Perhaps given my short-term preference, it's not surprising that I find it hard to track very deep comment threads, but let me just give a couple of short responses.
I don't think the argument on hacking relied on the ability to formally verify systems. Formally verified systems could potentially skew the balance of power to the defender side, but even if they don't exist, I don't think balance is completely skewed to the attacker. You could imagine that, like today, there is a "cat and mouse" game, where both attackers and defenders try to find "zero day vulnerabilities" and exploit (in one case) or fix (in the other). I believe that in the world of powerful AI, this game would continue, with both sides having access to AI tools, which would empower both but not necessarily shift the balance to one or the other.
I think the question of whether a long-term planning agent could emerge from short-term training is a very interesting technical question! Of course we need to understand how to define "long term" and "short term" here. One way to think about this is the following: we can define various short-term metrics, which are evaluable using information in the short-term, and potentially correlated with long-term success. We would say that a strategy is purely long-term if it cannot be explained by making advances on any combination of these metrics.
Let me try to respond (note the claim numbers below are not the same as in the essay, but rather as in Vanessa's comment):
Claim 1: Our claim is that one can separate out components - there is the predictable component which is non stationary, but is best approximated with a relatively simple baseline, and the chaotic component, which over the long run is just noise.In general, highly complex rules are more sensitive to noise (in fact, there are theorems along these lines in the field of Analysis of Boolean Functions), and so in the long run, the simpler component will dominate the accuracy.
Claim 2: Hacking is actually a fairly well-specified endeavor. People catalog, score, and classify security vulnerabilities. To hack would be to come up with a security vulnerability, and exploit code, which can be verified. Also, you seem to be envisioning a long-term AI that is then fine-tuned on a short-term task, but how did it evolve these long-term goals in the first place?
Claim 3: I would not say that there is no such thing as talent in being a CEO or presidents. I do however believe that the best leaders have been some combination of their particular characteristics and talents, and the situation they were in. Steve Jobs has led Apple to become the largest company in the world, but it is not clear that he is a "universal CEO" that would have done as good in any company (indeed he failed with NeXT). Similarly, Abraham Lincoln is typically ranked as the best U.S. president by historians, but again I think most would agree that he fit well the challenge that he had to face, rather than being someone that would have just as well handled the cold war or the 1970s energy crisis. Also, as Yafah points elsewhere here, for people to actually trust an AI with being the leader of a company or a country, it would need to not just be as good as humans or a little better, but better by a huge margin. In fact, most people's initial suspicion is that AIs (or even humans that don't look like them) is not "aligned" with their interests, and if you don't convince them otherwise, their default would be to keep them from positions of power.
Claim 4: The main point is that we need to measure the powers of a system as a whole, not compare the powers of an individual human with an individual AI. Clearly, if you took a human, made their memory capacity 10 times bigger, and made their speed 10 times faster, then they could do more things.
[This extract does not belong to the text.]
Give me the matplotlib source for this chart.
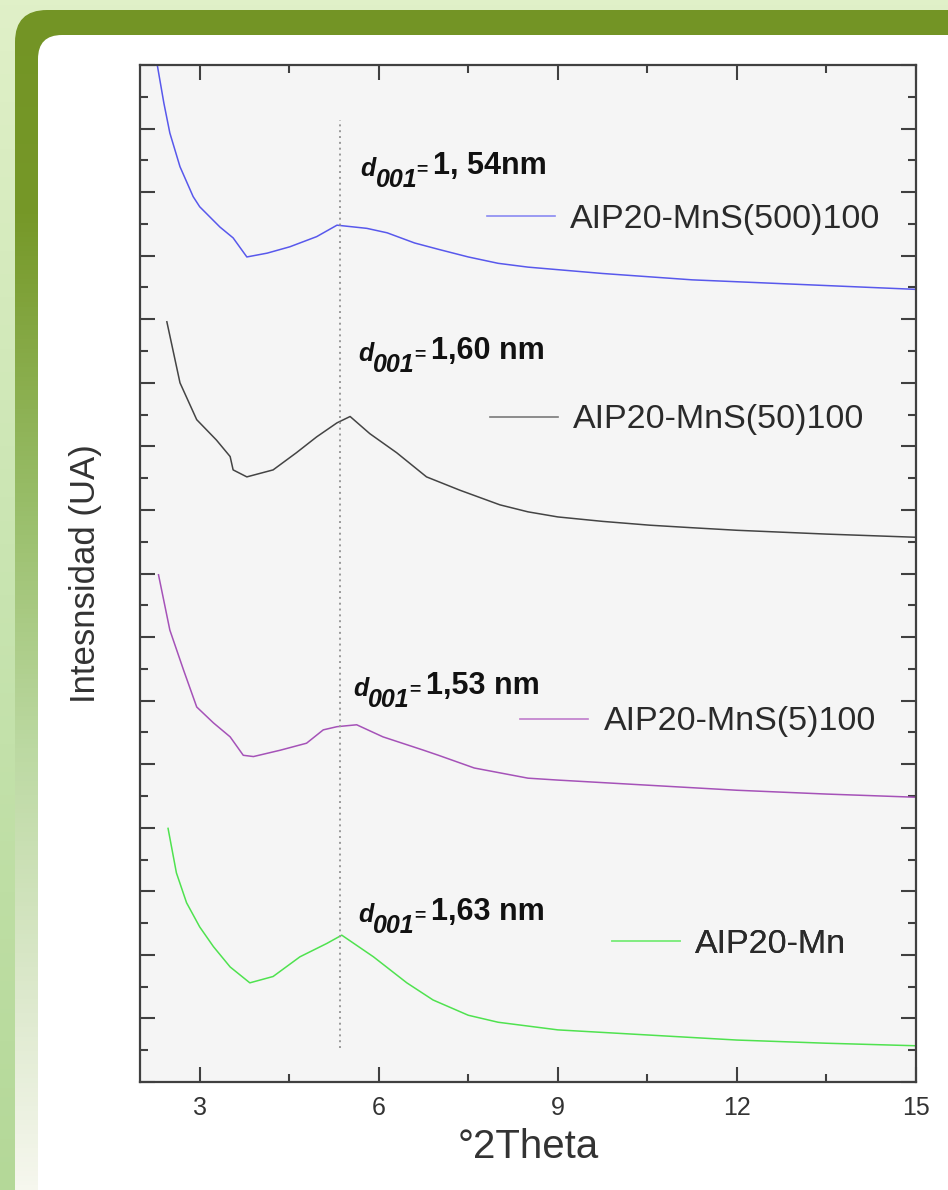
"""XRD patterns of AlP20-Mn samples (stacked, arbitrary units)."""

import matplotlib.pyplot as plt
import numpy as np
from matplotlib.colors import LinearSegmentedColormap
from matplotlib.lines import Line2D
from matplotlib.patches import FancyBboxPatch
from matplotlib.ticker import MultipleLocator

plt.rcParams["font.family"] = ["Liberation Sans", "DejaVu Sans"]

# ---- data (x: °2Theta, y: stacked intensity, a.u.) ----
labels = ["AIP20-MnS(500)100", "AIP20-MnS(50)100", "AIP20-MnS(5)100", "AIP20-Mn"]
d001_text = ["1, 54nm", "1,60 nm", "1,53 nm", "1,63 nm"]

x_500 = [2.28, 2.4, 2.5, 2.67, 2.89, 3.0, 3.34, 3.56, 3.79, 4.13, 4.51, 4.96, 5.3,
         5.8, 6.14, 6.6, 7.0, 7.5, 8.0, 8.5, 9.0, 9.75, 10.5, 11.25, 12.0, 12.75,
         13.5, 14.25, 15.0]
y_500 = [16.05, 15.4, 14.93, 14.4, 13.93, 13.77, 13.45, 13.28, 12.98, 13.04, 13.14,
         13.3, 13.48, 13.43, 13.36, 13.2, 13.1, 12.98, 12.88, 12.82, 12.78, 12.72,
         12.67, 12.62, 12.59, 12.56, 12.53, 12.5, 12.47]

x_50 = [2.45, 2.67, 2.95, 3.28, 3.51, 3.56, 3.79, 4.23, 4.62, 4.96, 5.3, 5.52, 5.85,
        6.3, 6.8, 7.36, 8.03, 8.5, 9.0, 9.75, 10.54, 11.25, 12.0, 13.5, 15.0]
y_50 = [11.96, 11.0, 10.42, 10.1, 9.84, 9.63, 9.52, 9.63, 9.9, 10.15, 10.37, 10.47,
        10.2, 9.9, 9.52, 9.31, 9.08, 8.97, 8.89, 8.82, 8.76, 8.72, 8.68, 8.62, 8.57]

x_5 = [2.31, 2.5, 2.73, 2.95, 3.23, 3.51, 3.73, 3.9, 4.35, 4.79, 5.07, 5.3, 5.63,
       6.07, 6.75, 7.0, 7.6, 8.5, 9.0, 10.5, 12.0, 13.5, 15.0]
y_5 = [7.98, 7.11, 6.48, 5.9, 5.65, 5.43, 5.14, 5.12, 5.22, 5.33, 5.54, 5.59, 5.62,
       5.43, 5.22, 5.14, 4.94, 4.78, 4.75, 4.67, 4.59, 4.53, 4.48]

x_mn = [2.47, 2.61, 2.78, 3.0, 3.23, 3.51, 3.84, 4.23, 4.68, 5.13, 5.38, 5.91, 6.47,
        6.91, 7.5, 8.0, 9.0, 10.5, 12.0, 13.5, 15.0]
y_mn = [3.99, 3.29, 2.82, 2.44, 2.13, 1.81, 1.56, 1.66, 1.97, 2.18, 2.31, 1.97, 1.56,
        1.29, 1.05, 0.94, 0.82, 0.74, 0.66, 0.61, 0.57]

peak_x = 5.35
peak_y_span = (0.53, 15.13)

series = [(x_500, y_500), (x_50, y_50), (x_5, y_5), (x_mn, y_mn)]
colors = ["#5858ec", "#444444", "#a552b8", "#4fe24f"]
legend_colors = ["#8a8af2", "#7a7a7a", "#c07ccc", "#80ec80"]

# layout (axes fraction / data units)
legend_anchor = [(0.447, 0.848), (0.451, 0.651), (0.490, 0.354), (0.608, 0.135)]
d_pos = [(5.69, 14.25), (5.65, 11.34), (5.57, 6.07), (5.65, 2.52)]

W, H = 948, 1190
fig = plt.figure(figsize=(W / 100, H / 100), dpi=100)

# ---- decorative frame --------------------------------------------------------
bg = fig.add_axes([0, 0, 1, 1], zorder=-10)
bg.set_xlim(0, W)
bg.set_ylim(H, 0)
bg.axis("off")

outer = LinearSegmentedColormap.from_list("outer", ["#e0f0c8", "#c8e4b0", "#b4d898"])
bg.imshow(outer(np.linspace(0, 1, 256))[:, None, :], extent=(0, W, H, 0), aspect="auto")

frame = FancyBboxPatch((15, 10), 1000, 1300, boxstyle="round,pad=0,rounding_size=32",
                       fc="none", ec="none")
bg.add_patch(frame)
band = LinearSegmentedColormap.from_list(
    "band",
    [(0.0, "#739425"), (0.18, "#769828"), (0.42, "#98bd68"), (0.63, "#bcd9a2"),
     (0.84, "#dde9cd"), (1.0, "#f6f7ee")],
)
im = bg.imshow(band(np.linspace(0, 1, 256))[:, None, :], extent=(0, W, H, 0), aspect="auto")
im.set_clip_path(frame)

bg.add_patch(FancyBboxPatch((38, 35), 1000, 1300, boxstyle="round,pad=0,rounding_size=24",
                            fc="white", ec="none"))

# ---- chart -------------------------------------------------------------------
ax = fig.add_axes([140 / W, 1 - 1082 / H, 776 / W, 1017 / H])
ax.set_facecolor("#f5f5f5")

for (xs, ys), c in zip(series, colors):
    ax.plot(xs, ys, color=c, lw=1.1)

ax.vlines(peak_x, *peak_y_span, colors="#999999", linestyles=(0, (1, 2)), lw=1.4)

ax.set_xlim(2, 15)
ax.set_ylim(0, 16)
ax.xaxis.set_major_locator(MultipleLocator(3))
ax.xaxis.set_minor_locator(MultipleLocator(1.5))
ax.yaxis.set_major_locator(MultipleLocator(1))
ax.yaxis.set_minor_locator(MultipleLocator(0.5))
ax.set_yticklabels([])
ax.tick_params(which="both", direction="in", top=True, right=True,
               color="#404040", width=1.5)
ax.tick_params(which="major", length=10.5)
ax.tick_params(which="minor", length=5.5)
ax.tick_params(axis="x", labelsize=18, labelcolor="#333333", pad=10)
for sp in ax.spines.values():
    sp.set_color("#404040")
    sp.set_linewidth(1.6)

ax.set_xlabel("°2Theta", fontsize=29, color="#333333", labelpad=6)
ax.set_ylabel("Intesnsidad (UA)", fontsize=25, color="#333333", labelpad=24)

# one small legend per curve, placed next to it
for i, (lab, c) in enumerate(zip(labels, legend_colors)):
    leg = ax.legend(handles=[Line2D([], [], color=c, lw=1.2)], labels=[lab],
                    loc="center left", bbox_to_anchor=legend_anchor[i],
                    frameon=False, borderpad=0, borderaxespad=0,
                    handlelength=2.0, handletextpad=0.45, fontsize=24.5)
    for t in leg.get_texts():
        t.set_color("#2a2a2a")
    ax.add_artist(leg)


def d_label(x, y, value):
    """d001 annotation: bold italic d, lowered 001, small '=' then value."""
    kw = dict(fontweight="bold", color="#111111")
    t_d = ax.text(x, y, "d", fontsize=18, style="italic", va="baseline", **kw)
    t_sub = ax.annotate("001", xy=(1, 0), xycoords=t_d, xytext=(0, -8),
                        textcoords="offset points", fontsize=18, style="italic",
                        va="bottom", **kw)
    t_eq = ax.annotate("=", xy=(1, 1), xycoords=t_sub, xytext=(-0.5, 5),
                       textcoords="offset points", fontsize=14, va="top", **kw)
    ax.annotate(value, xy=(1, 0), xycoords=(t_eq, t_d), xytext=(4, 0),
                textcoords="offset points", fontsize=22, va="bottom", **kw)


for (x, y), v in zip(d_pos, d001_text):
    d_label(x, y, v)

fig.savefig("out.png", dpi=100)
But we are comparing with the case that humans will be assisted with short-term AIs that would help them in all of the tasks that are memory and speed intensive.
It is indeed the case that sometimes we see phase transitions / discontinuous improvements, and this is an area which I am very interested in. Note however that (while not in our paper) typically in graphs such as BIG-Bench, the X axis is something like log number of parameters. So it does seem you pay quite a price to achieve improvement.
The claim there is not so much about the shape of the laws but rather about potential (though as you say, not certain at all) limitations as to what improvements you can achieve through pure software alone, without investing more compute and/or data. Some other (very rough) calculations of costs are attempted in my previous blog post.
Thank you! I think that what we see right now is that as the horizon grows, the more "tricks" we need to make end-to-end learning works, to the extent that it might not really be end to end. So while supervised learning is very successful, and seems to be quite robust to choice of architecture, loss functions, etc., in RL we need to be much more careful, and often things won't work "out of the box" in a purely end to end fashion.
I think the question would be how performance scales with horizon, if the returns are rapidly diminishing, and the cost to train is rapidly increasing (as might well be the case because of diminishing gradient signals, and much smaller availability of data), then it could be that the "sweet spot" of what is economical to train would remain at a reasonably short horizon (far shorter than the planning needed to take over the world) for a long time.